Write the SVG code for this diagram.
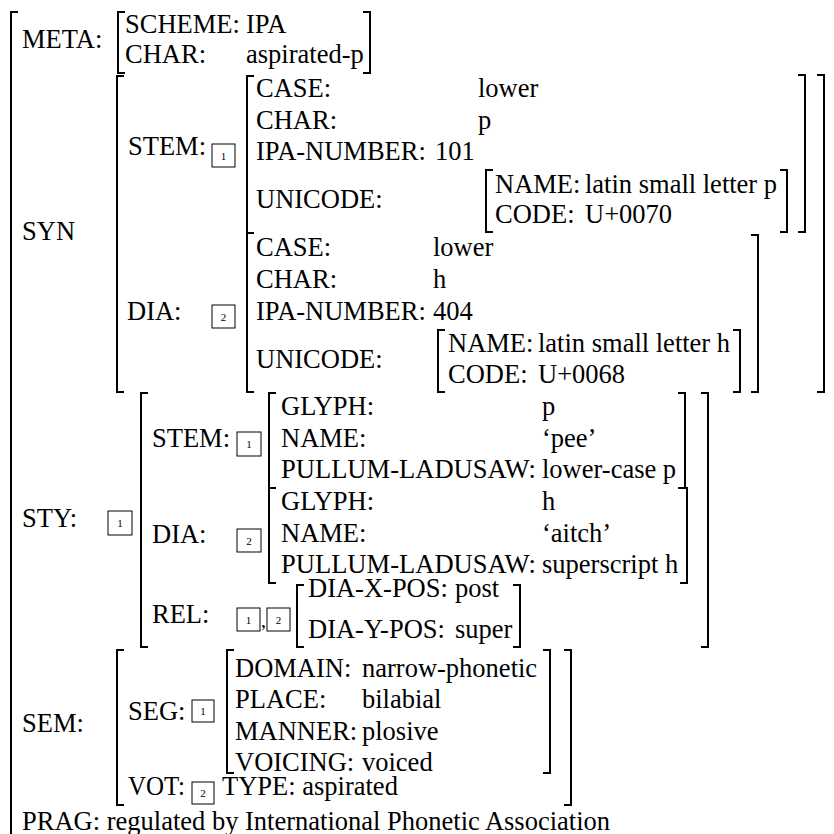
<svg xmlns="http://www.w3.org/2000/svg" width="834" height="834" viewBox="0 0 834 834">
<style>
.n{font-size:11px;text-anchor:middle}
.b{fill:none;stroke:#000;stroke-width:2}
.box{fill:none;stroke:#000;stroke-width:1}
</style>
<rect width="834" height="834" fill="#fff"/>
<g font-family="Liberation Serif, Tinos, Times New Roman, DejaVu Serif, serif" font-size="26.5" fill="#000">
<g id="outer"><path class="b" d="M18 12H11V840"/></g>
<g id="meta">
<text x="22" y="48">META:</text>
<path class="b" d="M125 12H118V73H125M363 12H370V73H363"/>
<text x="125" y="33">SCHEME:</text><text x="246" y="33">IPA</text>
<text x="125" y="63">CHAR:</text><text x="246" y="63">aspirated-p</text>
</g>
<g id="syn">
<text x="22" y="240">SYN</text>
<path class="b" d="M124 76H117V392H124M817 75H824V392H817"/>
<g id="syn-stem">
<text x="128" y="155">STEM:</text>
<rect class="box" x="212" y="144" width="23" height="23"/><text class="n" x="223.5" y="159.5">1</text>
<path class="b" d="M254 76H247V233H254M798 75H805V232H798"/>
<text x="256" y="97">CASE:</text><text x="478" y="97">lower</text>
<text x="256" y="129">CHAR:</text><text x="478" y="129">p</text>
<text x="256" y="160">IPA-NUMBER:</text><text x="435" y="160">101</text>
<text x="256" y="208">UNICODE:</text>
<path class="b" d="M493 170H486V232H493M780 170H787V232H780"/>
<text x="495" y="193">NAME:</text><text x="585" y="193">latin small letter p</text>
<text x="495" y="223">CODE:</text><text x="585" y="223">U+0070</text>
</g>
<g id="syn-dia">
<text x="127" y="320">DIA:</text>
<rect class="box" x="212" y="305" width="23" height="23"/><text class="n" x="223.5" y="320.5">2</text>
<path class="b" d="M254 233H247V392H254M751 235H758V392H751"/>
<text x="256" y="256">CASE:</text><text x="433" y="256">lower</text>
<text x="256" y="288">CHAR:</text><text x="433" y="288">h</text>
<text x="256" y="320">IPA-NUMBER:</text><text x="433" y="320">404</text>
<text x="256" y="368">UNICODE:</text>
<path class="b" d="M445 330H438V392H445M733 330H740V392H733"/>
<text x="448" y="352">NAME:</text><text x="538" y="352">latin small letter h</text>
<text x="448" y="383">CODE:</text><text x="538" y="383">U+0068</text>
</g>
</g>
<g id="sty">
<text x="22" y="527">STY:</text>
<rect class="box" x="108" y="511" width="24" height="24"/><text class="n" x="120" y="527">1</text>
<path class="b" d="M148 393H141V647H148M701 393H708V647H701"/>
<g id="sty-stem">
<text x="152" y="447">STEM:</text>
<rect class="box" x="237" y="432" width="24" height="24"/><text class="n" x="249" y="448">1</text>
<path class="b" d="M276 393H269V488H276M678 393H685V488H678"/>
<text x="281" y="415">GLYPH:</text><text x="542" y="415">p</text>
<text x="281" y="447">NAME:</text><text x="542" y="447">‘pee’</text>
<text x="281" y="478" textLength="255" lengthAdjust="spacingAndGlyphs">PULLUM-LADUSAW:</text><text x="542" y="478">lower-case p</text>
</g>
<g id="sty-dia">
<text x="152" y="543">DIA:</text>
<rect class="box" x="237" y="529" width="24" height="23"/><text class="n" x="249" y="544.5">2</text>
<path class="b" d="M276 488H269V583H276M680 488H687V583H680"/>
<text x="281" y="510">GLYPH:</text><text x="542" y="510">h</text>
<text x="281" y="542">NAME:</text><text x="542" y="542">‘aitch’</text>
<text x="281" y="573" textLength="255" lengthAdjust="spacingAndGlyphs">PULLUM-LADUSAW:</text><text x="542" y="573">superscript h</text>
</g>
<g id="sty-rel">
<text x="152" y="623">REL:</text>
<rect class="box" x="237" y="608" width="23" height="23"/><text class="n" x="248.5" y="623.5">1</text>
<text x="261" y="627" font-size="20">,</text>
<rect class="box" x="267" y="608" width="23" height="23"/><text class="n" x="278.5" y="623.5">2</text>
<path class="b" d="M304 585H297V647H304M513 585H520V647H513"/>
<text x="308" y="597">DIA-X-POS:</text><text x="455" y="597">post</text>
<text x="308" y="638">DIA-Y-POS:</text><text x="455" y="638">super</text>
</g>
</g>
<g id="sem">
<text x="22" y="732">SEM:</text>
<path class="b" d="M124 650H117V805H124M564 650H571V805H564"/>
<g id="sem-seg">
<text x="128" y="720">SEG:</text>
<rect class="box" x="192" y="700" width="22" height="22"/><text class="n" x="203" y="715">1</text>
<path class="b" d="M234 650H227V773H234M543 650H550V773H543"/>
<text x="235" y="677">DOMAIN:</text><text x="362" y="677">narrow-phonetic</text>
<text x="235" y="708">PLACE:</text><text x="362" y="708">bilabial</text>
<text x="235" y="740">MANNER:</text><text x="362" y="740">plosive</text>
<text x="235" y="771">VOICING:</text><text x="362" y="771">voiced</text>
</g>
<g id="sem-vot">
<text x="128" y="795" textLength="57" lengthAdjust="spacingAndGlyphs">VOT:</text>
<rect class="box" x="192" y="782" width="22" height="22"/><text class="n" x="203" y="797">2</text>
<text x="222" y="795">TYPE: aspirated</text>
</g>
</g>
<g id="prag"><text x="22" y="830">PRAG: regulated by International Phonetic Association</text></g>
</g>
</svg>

> _Instruction_:
Except for the pictures, give all the material above again verbatim.

> _Finished task_:
Write the SVG code for this diagram.
<svg xmlns="http://www.w3.org/2000/svg" width="834" height="834" viewBox="0 0 834 834">
<style>
.n{font-size:11px;text-anchor:middle}
.b{fill:none;stroke:#000;stroke-width:2}
.box{fill:none;stroke:#000;stroke-width:1}
</style>
<rect width="834" height="834" fill="#fff"/>
<g font-family="Liberation Serif, Tinos, Times New Roman, DejaVu Serif, serif" font-size="26.5" fill="#000">
<g id="outer"><path class="b" d="M18 12H11V840"/></g>
<g id="meta">
<text x="22" y="48">META:</text>
<path class="b" d="M125 12H118V73H125M363 12H370V73H363"/>
<text x="125" y="33">SCHEME:</text><text x="246" y="33">IPA</text>
<text x="125" y="63">CHAR:</text><text x="246" y="63">aspirated-p</text>
</g>
<g id="syn">
<text x="22" y="240">SYN</text>
<path class="b" d="M124 76H117V392H124M817 75H824V392H817"/>
<g id="syn-stem">
<text x="128" y="155">STEM:</text>
<rect class="box" x="212" y="144" width="23" height="23"/><text class="n" x="223.5" y="159.5">1</text>
<path class="b" d="M254 76H247V233H254M798 75H805V232H798"/>
<text x="256" y="97">CASE:</text><text x="478" y="97">lower</text>
<text x="256" y="129">CHAR:</text><text x="478" y="129">p</text>
<text x="256" y="160">IPA-NUMBER:</text><text x="435" y="160">101</text>
<text x="256" y="208">UNICODE:</text>
<path class="b" d="M493 170H486V232H493M780 170H787V232H780"/>
<text x="495" y="193">NAME:</text><text x="585" y="193">latin small letter p</text>
<text x="495" y="223">CODE:</text><text x="585" y="223">U+0070</text>
</g>
<g id="syn-dia">
<text x="127" y="320">DIA:</text>
<rect class="box" x="212" y="305" width="23" height="23"/><text class="n" x="223.5" y="320.5">2</text>
<path class="b" d="M254 233H247V392H254M751 235H758V392H751"/>
<text x="256" y="256">CASE:</text><text x="433" y="256">lower</text>
<text x="256" y="288">CHAR:</text><text x="433" y="288">h</text>
<text x="256" y="320">IPA-NUMBER:</text><text x="433" y="320">404</text>
<text x="256" y="368">UNICODE:</text>
<path class="b" d="M445 330H438V392H445M733 330H740V392H733"/>
<text x="448" y="352">NAME:</text><text x="538" y="352">latin small letter h</text>
<text x="448" y="383">CODE:</text><text x="538" y="383">U+0068</text>
</g>
</g>
<g id="sty">
<text x="22" y="527">STY:</text>
<rect class="box" x="108" y="511" width="24" height="24"/><text class="n" x="120" y="527">1</text>
<path class="b" d="M148 393H141V647H148M701 393H708V647H701"/>
<g id="sty-stem">
<text x="152" y="447">STEM:</text>
<rect class="box" x="237" y="432" width="24" height="24"/><text class="n" x="249" y="448">1</text>
<path class="b" d="M276 393H269V488H276M678 393H685V488H678"/>
<text x="281" y="415">GLYPH:</text><text x="542" y="415">p</text>
<text x="281" y="447">NAME:</text><text x="542" y="447">‘pee’</text>
<text x="281" y="478" textLength="255" lengthAdjust="spacingAndGlyphs">PULLUM-LADUSAW:</text><text x="542" y="478">lower-case p</text>
</g>
<g id="sty-dia">
<text x="152" y="543">DIA:</text>
<rect class="box" x="237" y="529" width="24" height="23"/><text class="n" x="249" y="544.5">2</text>
<path class="b" d="M276 488H269V583H276M680 488H687V583H680"/>
<text x="281" y="510">GLYPH:</text><text x="542" y="510">h</text>
<text x="281" y="542">NAME:</text><text x="542" y="542">‘aitch’</text>
<text x="281" y="573" textLength="255" lengthAdjust="spacingAndGlyphs">PULLUM-LADUSAW:</text><text x="542" y="573">superscript h</text>
</g>
<g id="sty-rel">
<text x="152" y="623">REL:</text>
<rect class="box" x="237" y="608" width="23" height="23"/><text class="n" x="248.5" y="623.5">1</text>
<text x="261" y="627" font-size="20">,</text>
<rect class="box" x="267" y="608" width="23" height="23"/><text class="n" x="278.5" y="623.5">2</text>
<path class="b" d="M304 585H297V647H304M513 585H520V647H513"/>
<text x="308" y="597">DIA-X-POS:</text><text x="455" y="597">post</text>
<text x="308" y="638">DIA-Y-POS:</text><text x="455" y="638">super</text>
</g>
</g>
<g id="sem">
<text x="22" y="732">SEM:</text>
<path class="b" d="M124 650H117V805H124M564 650H571V805H564"/>
<g id="sem-seg">
<text x="128" y="720">SEG:</text>
<rect class="box" x="192" y="700" width="22" height="22"/><text class="n" x="203" y="715">1</text>
<path class="b" d="M234 650H227V773H234M543 650H550V773H543"/>
<text x="235" y="677">DOMAIN:</text><text x="362" y="677">narrow-phonetic</text>
<text x="235" y="708">PLACE:</text><text x="362" y="708">bilabial</text>
<text x="235" y="740">MANNER:</text><text x="362" y="740">plosive</text>
<text x="235" y="771">VOICING:</text><text x="362" y="771">voiced</text>
</g>
<g id="sem-vot">
<text x="128" y="795" textLength="57" lengthAdjust="spacingAndGlyphs">VOT:</text>
<rect class="box" x="192" y="782" width="22" height="22"/><text class="n" x="203" y="797">2</text>
<text x="222" y="795">TYPE: aspirated</text>
</g>
</g>
<g id="prag"><text x="22" y="830">PRAG: regulated by International Phonetic Association</text></g>
</g>
</svg>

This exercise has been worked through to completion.